Однако достижения вполне способны уводить в сторону от центральных творческих мотивов. В The Last of Us Part II, старающейся критиковать насилие, достижение в духе «собери весь боевой арсенал» выглядит неуместным. Другой пример — секретные концовки, в частности «Usurpation of Fire» в Dark Souls III, игре, исследующей темы отчаяния и конечности. Выйти на нее без помощи поисковиков можно разве что по чистой случайности. Но не в том ли и заключается ее очаровательность, что среди, как кажется, повсеместной неминуемой гибели единственную дорогу к переменам можно проложить лишь в череде случайных встреч и обстоятельств? В применении методических гайдов для случая не остается места, магия события улетучивается. Исторически названные секретными, эти концовки уже мало чего общего имеют с чем-то потаенным.

Сознательное выбивание «платины»

Достижения, направленные на раскрытие навыка и освоение элементов игрового процесса, могут указать на новые способы игры, исследовательские — привить вкус к обыску и так далее. Но если человеку и так интересно вникать в тонкости боевых систем или осматривать пространство, непонятно, зачем ему могла бы понадобиться дополнительная мотивация. В пластичности самостоятельного обучения есть свой шарм, и в случае с играми оно чаще приводит к сущностному пониманию аспектов вместо энциклопедического.

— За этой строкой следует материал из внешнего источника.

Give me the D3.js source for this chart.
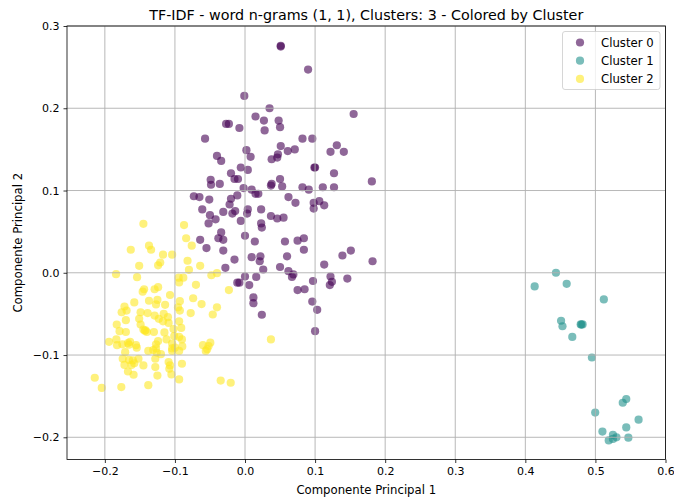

Проблема кроется скорее не в идее достижений, а в реализации. Она, с одной стороны, будто не учитывает сформировавшееся отношение к «ачивкам». С другой стороны, в таком отношении видят выгоду в виде искусственного продления жизненного цикла игр.

Менее проблемными достижениями можно было бы назвать те, описание которых не содержит в себе решения, либо когда информация не играет роли, а сложность заключается в воспроизводимости, сочетающейся с качественным дизайном препятствий. Среди таких достижений — спидраны, испытания с ограничениями или трофеи, открывающиеся после прохождения вместе с дополнительными режимами и уровнями сложности. Для получения «I Swear! I Did It By Mistake!» в Lollipop Chainsaw и «What Are You Doing?» в NieR:Automata придется подглядывать героиням под юбки. Они по своему типу похожи на упомянутое «In The Palm Of My Hand» и их трудно назвать плохими. Все три пытаются предугадать игровые интуиции людей, все три за счет эффекта неожиданности вызывают эмоциональный отклик, будь то стыд, смущение, смех, радость или восхищение умением разработчиков видеть игроков насквозь. Информированность о них не обедняет опыт, а скорее добавочно не насыщает его, поскольку он возможен как раз благодаря существованию этих достижений. К тому же на их выполнение не приходится тратить много времени.

То есть, вопрос заключен не только в том, как выполнены достижения, но и в отношении игроков к ним. В конечном счете, игровой бизнес стремится к тому, чтобы угодить вообще всем, поэтому игрокам, заботящимся о качестве своего игрового опыта, рассматривающим игры как нечто большее, чем простой досуг, желательно выработать самодисциплину и чаще спрашивать себя не как выбивать трофеи, а зачем.